The initial applications of single-use filtration products were for small-scale processes in laboratories where total process volumes were either quite small or exhibited low solids content. Today, single-use filtration systems are evolving quickly to address expanding applications, ranging from sterile filtration in final filling to the handling of hazardous or toxic products. Further, new frontiers such as virus filtration are leading the call for continued development.
The cellulose-based Seitz® depth filter product line from Pall Life Sciences has undergone such a technological evolution. Specifically, the new Pall Stax™ single-use depth filter platform was developed to address the biopharmaceutical industry’s current and future demands.
A vital requirement for any large-scale filtration system is that the performance scales up from development trials to commercial-scale production. Due to batch-to-batch variability and uncertainty in scale-up performance of a filtration solution, process developers typically apply a safety margin of 30% or greater for filtration area.
Although allowing for process variability is a good engineering practice, adding additional filtration area based on uncertain scale-up performance leads to poor economics of the clarification step.
In developing a design concept for a large-scale, single-use depth filter platform, Pall considered ease-of use and process aspects to derive a system design based on stacking depth-filter capsules vertically within a chassis. This design was preferred to that of a horizontal arrangement to aid installation, venting, and draining of the assembly as well as minimize the footprint needed.
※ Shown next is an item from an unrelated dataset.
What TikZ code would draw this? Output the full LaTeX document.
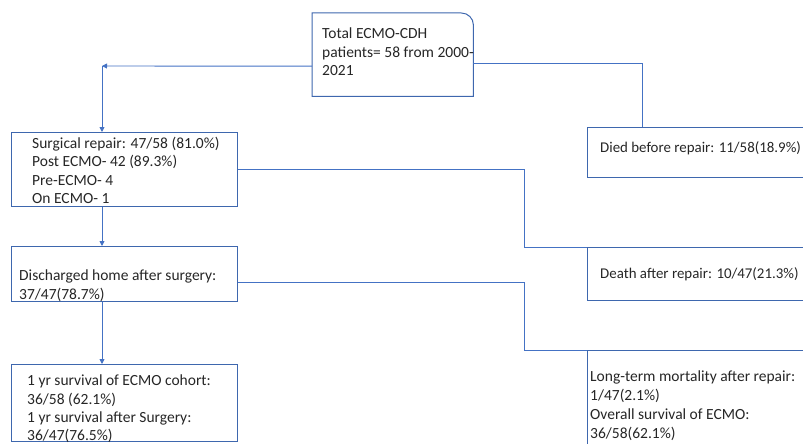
\documentclass[tikz,border=0pt]{standalone}
\usepackage{fontspec}
\setmainfont{Carlito}
\usetikzlibrary{arrows.meta}
\definecolor{linkblue}{HTML}{4472C4}
\definecolor{boxblue}{HTML}{3E67AE}
\definecolor{textgray}{HTML}{262626}
\tikzset{
	box/.style={draw=boxblue, line width=1pt, rectangle, inner sep=0pt, anchor=north west},
	txt/.style={anchor=north west, inner sep=0pt, align=left, text=textgray,
		font=\fontsize{15.5}{18.3}\selectfont, execute at begin node=\strut},
	link/.style={draw=linkblue, line width=0.9pt},
	arrow/.style={link, -{Triangle[length=5pt,width=5pt]}}
}
\begin{document}
\begin{tikzpicture}[x=1pt, y=-1pt]
			\useasboundingbox (0,0) rectangle (803,444);
			
			% boxes
			\node[minimum width=161, minimum height=83, inner sep=0pt, anchor=north west] (total) at (312,13) {};
			\draw[boxblue, line width=1pt] (total.south west) -- (total.north west) -- ([xshift=-12pt]total.north east) arc[start angle=90, end angle=0, radius=12pt] -- (total.south east) -- cycle;
			\node[box, minimum width=226, minimum height=74] (surg) at (11,132) {};
			\node[box, minimum width=240, minimum height=50] (died) at (587,127) {};
			\node[box, minimum width=226, minimum height=55] (disch) at (11,246) {};
			\node[box, minimum width=240, minimum height=53] (death) at (587,247) {};
			\node[box, minimum width=226, minimum height=77] (oneyr) at (11,364) {};
			\node[box, minimum width=240, minimum height=130] (longterm) at (587,350) {};
			
			% texts
			\node[txt] (totaltxt) at (322,28) {Total ECMO-CDH\\patients= 58 from 2000-\\2021};
			\node[txt] (surgtxt) at (32,137) {Surgical repair: 47/58 (81.0\%)\\Post ECMO- 42 (89.3\%)\\Pre-ECMO- 4\\On ECMO- 1};
			\node[txt, font=\fontsize{14.9}{18.3}\selectfont] (diedtxt) at (600,139) {Died before repair: 11/58(18.9\%)};
			\node[txt] (dischtxt) at (19,270) {Discharged home after surgery:\\37/47(78.7\%)};
			\node[txt, font=\fontsize{14.9}{18.3}\selectfont] (deathtxt) at (600,265) {Death after repair: 10/47(21.3\%)};
			\node[txt] (oneyrtxt) at (27,375) {1 yr survival of ECMO cohort:\\36/58 (62.1\%)\\1 yr survival after Surgery:\\36/47(76.5\%)};
			\node[txt, font=\fontsize{15.5}{19}\selectfont] (longtermtxt) at (590,371) {Long-term mortality after repair:\\1/47(2.1\%)\\Overall survival of ECMO:\\36/58(62.1\%)};
			
			% connectors
			\coordinate (split) at (102,66);
			\draw[arrow] ([yshift=-11.5pt]total.west) -- (split);
			\draw[arrow] (split) -- (surg.north -| split);
			\draw[link] ([yshift=-8.5pt]total.east) -| ([xshift=55pt]died.north west);
			\draw[arrow] (surg.south -| split) -- (disch.north -| split);
			\draw[arrow] (disch.south -| split) -- (oneyr.north -| split);
			\draw[link] (surg.east) -| ([xshift=-63pt]death.north west) -- (death.north west);
			\draw[link] ([yshift=-8.5pt]disch.east) -| ([xshift=-63pt]longterm.north west) -- (longterm.north west);
\end{tikzpicture}
\end{document}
The design of the inlet/outlet manifold (distribution manifold) enables the greatest flexibility in the way the process-scale chassis can be operated (Figure 1). In bottom in/bottom out configuration, the process flow is through the distribution manifold at the bottom of the stack. The alternative operating mode of bottom in/top out or top in/bottom out allows for the process flow to enter and exit from opposite ends of the assembly.
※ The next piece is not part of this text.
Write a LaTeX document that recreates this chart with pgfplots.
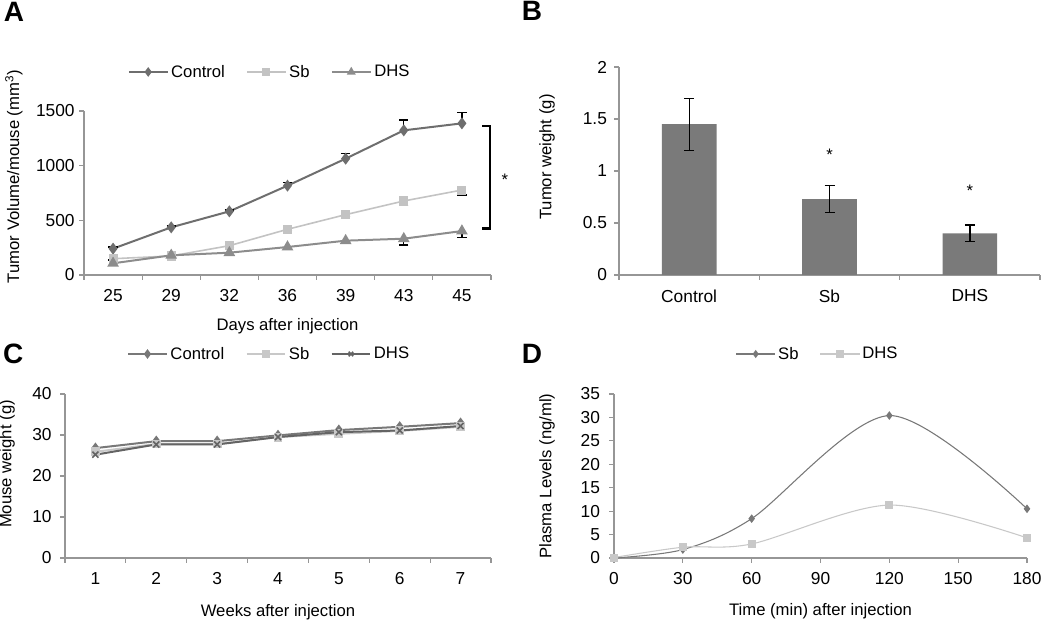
\documentclass[border=0pt]{standalone}
\usepackage{fontspec}
\setmainfont{Liberation Sans}
\usepackage{pgfplots}
\pgfplotsset{compat=1.18}
\definecolor{axgray}{RGB}{150,150,150}
\definecolor{cctrl}{RGB}{110,110,110}
\definecolor{csb}{RGB}{195,195,195}
\definecolor{cdhs}{RGB}{140,140,140}
\definecolor{cbar}{RGB}{122,122,122}
\newcommand{\fs}{\fontsize{12.5}{14}\selectfont}
\newcommand{\ft}{\fontsize{13}{15}\selectfont}
\pgfplotsset{
  base/.style={
    scale only axis,
    axis x line*=bottom, axis y line*=left,
    axis line style={draw=axgray, line width=0.9pt, -},
    tick align=outside,
    major tick length=3.5pt, minor tick length=3.5pt,
    tick style={draw=axgray, line width=0.9pt},
    every tick label/.append style={font=\ft},
    xticklabel style={yshift=-4pt},
    label style={font=\fs},
    /pgf/number format/assume math mode=true,
    /pgf/number format/1000 sep={},
    clip=false,
    legend style={draw=none, fill=none, font=\fs, legend columns=-1, anchor=center,
      /tikz/every even column/.append style={column sep=14pt}},
    legend image code/.code={
      \draw[mark repeat=2,mark phase=2,##1,mark size=2.4pt] plot coordinates {(0pt,0pt) (14.5pt,0pt) (29pt,0pt)};
    },
  },
}
\begin{document}
\begin{tikzpicture}
\path[use as bounding box] (0,0) rectangle (787.5pt,466.5pt);
\node[font=\fontsize{21}{24}\selectfont\bfseries] at (10.5pt,457.5pt) {A};
\node[font=\fontsize{21}{24}\selectfont\bfseries] at (399pt,458.25pt) {B};
\node[font=\fontsize{21}{24}\selectfont\bfseries] at (10pt,201pt) {C};
\node[font=\fontsize{21}{24}\selectfont\bfseries] at (399pt,201pt) {D};

% Panel A
\begin{axis}[base, at={(63pt,260.25pt)}, anchor=south west,
  width=305.25pt, height=123pt,
  xmin=-0.5, xmax=6.5, ymin=0, ymax=1500,
  xtick={0,...,6}, xticklabels={25,29,32,36,39,43,45},
  minor xtick={-0.5,0.5,...,6.5},
  major x tick style={draw=none},
  ytick={0,500,1000,1500},
  xlabel={Days after injection}, ylabel={Tumor Volume/mouse (mm\textsuperscript{3})},
  xlabel style={at={(axis description cs:0.5,-0.31)}, anchor=center},
  ylabel style={at={(axis description cs:-0.172,0.6)}, anchor=center},
  legend style={at={(0.457,1.238)}},
]
\addplot[cctrl, line width=1.5pt, mark=diamond*, mark size=3.3pt, mark options={solid, fill=cctrl},
  error bars/.cd, y dir=plus, y explicit, error bar style={black, line width=0.9pt},
  error mark options={black, rotate=90, mark size=3.5pt, line width=0.9pt}]
coordinates {(0,241) +- (0,15) (1,436) +- (0,12) (2,582) +- (0,12) (3,817) +- (0,28)
  (4,1064) +- (0,49) (5,1323) +- (0,95) (6,1387) +- (0,100)};
\addlegendentry{Control}
\addplot[csb, line width=1.2pt, mark=square*, mark size=2.8pt, mark options={solid, fill=csb},
  error bars/.cd, y dir=minus, y explicit, error bar style={black, line width=0.9pt},
  error mark options={black, rotate=90, mark size=3.5pt, line width=0.9pt}]
coordinates {(0,149) +- (0,12) (1,174) +- (0,10) (2,268) +- (0,12) (3,418) +- (0,10)
  (4,552) +- (0,15) (5,677) +- (0,43) (6,777) +- (0,45)};
\addlegendentry{Sb}
\addplot[cdhs, line width=1.5pt, mark=triangle*, mark size=3.6pt, mark options={solid, fill=cdhs},
  error bars/.cd, y dir=minus, y explicit, error bar style={black, line width=0.9pt},
  error mark options={black, rotate=90, mark size=3.5pt, line width=0.9pt}]
coordinates {(0,107) +- (0,20) (1,180) +- (0,10) (2,204) +- (0,15) (3,256) +- (0,15)
  (4,314) +- (0,18) (5,332) +- (0,58) (6,402) +- (0,61)};
\addlegendentry{DHS}
\draw[black, line width=2pt] (axis cs:6.35,1363) -- (axis cs:6.48,1363) -- (axis cs:6.48,427) -- (axis cs:6.35,427);
\node[font=\fs] at (axis cs:6.74,869) {*};
\end{axis}

% Panel B
\begin{axis}[base, at={(464.25pt,260.25pt)}, anchor=south west,
  width=315.75pt, height=156pt,
  xmin=-0.5, xmax=2.5, ymin=0, ymax=2,
  ybar, bar width=41pt,
  xtick={0,1,2}, xticklabels={Control,Sb,DHS},
  minor xtick={-0.5,0.5,1.5,2.5}, major x tick style={draw=none},
  ytick={0,0.5,1,1.5,2},
  yticklabel style={xshift=-2pt},
  ylabel={Tumor weight (g)},
  ylabel style={at={(axis description cs:-0.171,0.567)}, anchor=center},
]
\addplot[fill=cbar, draw=none,
  error bars/.cd, y dir=both, y explicit, error bar style={black, line width=1pt},
  error mark options={black, rotate=90, mark size=3.75pt, line width=1pt}]
coordinates {(0,1.45) +- (0,0.25) (1,0.73) +- (0,0.13) (2,0.40) +- (0,0.08)};
\node[font=\fs] at (axis cs:1,1.154) {*};
\node[font=\fs] at (axis cs:2,0.81) {*};
\end{axis}

% Panel C
\begin{axis}[base, at={(48.75pt,48pt)}, anchor=south west,
  width=319.5pt, height=123pt,
  xmin=0.5, xmax=7.5, ymin=0, ymax=40,
  xtick={1,...,7}, minor xtick={0.5,1.5,...,7.5}, major x tick style={draw=none},
  ytick={0,10,20,30,40},
  yticklabel style={xshift=-3pt},
  xlabel={Weeks after injection}, ylabel={Mouse weight (g)},
  xlabel style={at={(axis description cs:0.5,-0.329)}, anchor=center},
  ylabel style={at={(axis description cs:-0.136,0.573)}, anchor=center},
  legend style={at={(0.48,1.244)}},
]
\addplot[color={rgb,255:red,120;green,120;blue,120}, line width=1.5pt, mark=diamond*, mark size=3pt, mark options={solid}]
coordinates {(1,26.8) (2,28.5) (3,28.5) (4,29.9) (5,31.2) (6,32.0) (7,32.9)};
\addlegendentry{Control}
\addplot[color={rgb,255:red,200;green,200;blue,200}, line width=1.5pt, mark=square*, mark size=2.6pt, mark options={solid}]
coordinates {(1,25.9) (2,27.8) (3,27.8) (4,29.5) (5,30.3) (6,31.0) (7,32.0)};
\addlegendentry{Sb}
\addplot[color={rgb,255:red,100;green,100;blue,100}, line width=1.5pt, mark=x, mark size=3.2pt, mark options={solid, line width=1.2pt}]
coordinates {(1,25.2) (2,27.7) (3,27.7) (4,29.5) (5,30.7) (6,31.1) (7,32.2)};
\addlegendentry{DHS}
\end{axis}

% Panel D
\begin{axis}[base, at={(460.5pt,48pt)}, anchor=south west,
  width=309.75pt, height=123pt,
  xmin=0, xmax=180, ymin=0, ymax=35,
  xtick={0,30,...,180}, ytick={0,5,...,35},
  yticklabel style={xshift=-3.5pt},
  xlabel={Time (min) after injection}, ylabel={Plasma Levels (ng/ml)},
  xlabel style={at={(axis description cs:0.5,-0.323)}, anchor=center},
  ylabel style={at={(axis description cs:-0.162,0.5)}, anchor=center},
  legend style={at={(0.494,1.244)}},
]
\addplot[color={rgb,255:red,120;green,120;blue,120}, line width=0.8pt, smooth, mark=diamond*, mark size=2.6pt, mark options={solid}]
coordinates {(0,0) (30,1.8) (60,8.4) (120,30.4) (180,10.5)};
\addlegendentry{Sb}
\addplot[color={rgb,255:red,200;green,200;blue,200}, line width=0.8pt, smooth, mark=square*, mark size=2.6pt, mark options={solid}]
coordinates {(0,0.1) (30,2.3) (60,3.0) (120,11.3) (180,4.3)};
\addlegendentry{DHS}
\end{axis}
\end{tikzpicture}
\end{document}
Switching between operating configurations is achieved by the simple addition or removal of the second distribution manifold at the top of the stack. The use of the bottom in/top out or top in/bottom out operating mode is potentially applicable for large area, single-layer systems operated at high feed flow flux rates and/or for ease of product handling. The bottom in/bottom out operating mode will otherwise apply.
Additionally the design of the Pall Stax platform provides users with the flexibility to operate the stack in a serial flow mode, whereby two grades of filter media can be operated in series within one chassis. Furthermore, because of the small footprint, multiple chassis can be placed into a small area.
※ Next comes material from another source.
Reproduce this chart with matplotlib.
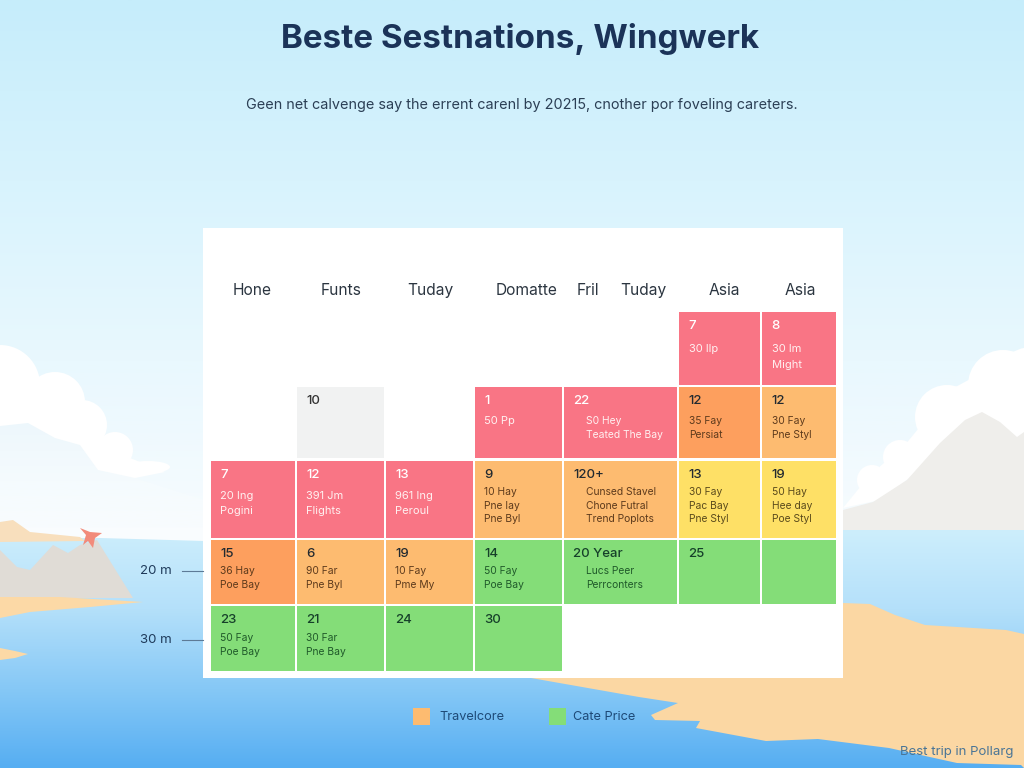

Filterability trials were conducted to assess the scalability of the Stax platform. The trials focused on operating with single-layer modules, which require a higher feed flow rate through the filter assembly than double layer filters, and will amplify the effect of any hydrodynamic losses through the filter assembly. This provided for the worst-case scenario.
The test program included a comparison of the performance of the Pall Stax assembly with other Pall sheet filter formats to provide scalability data across the product range.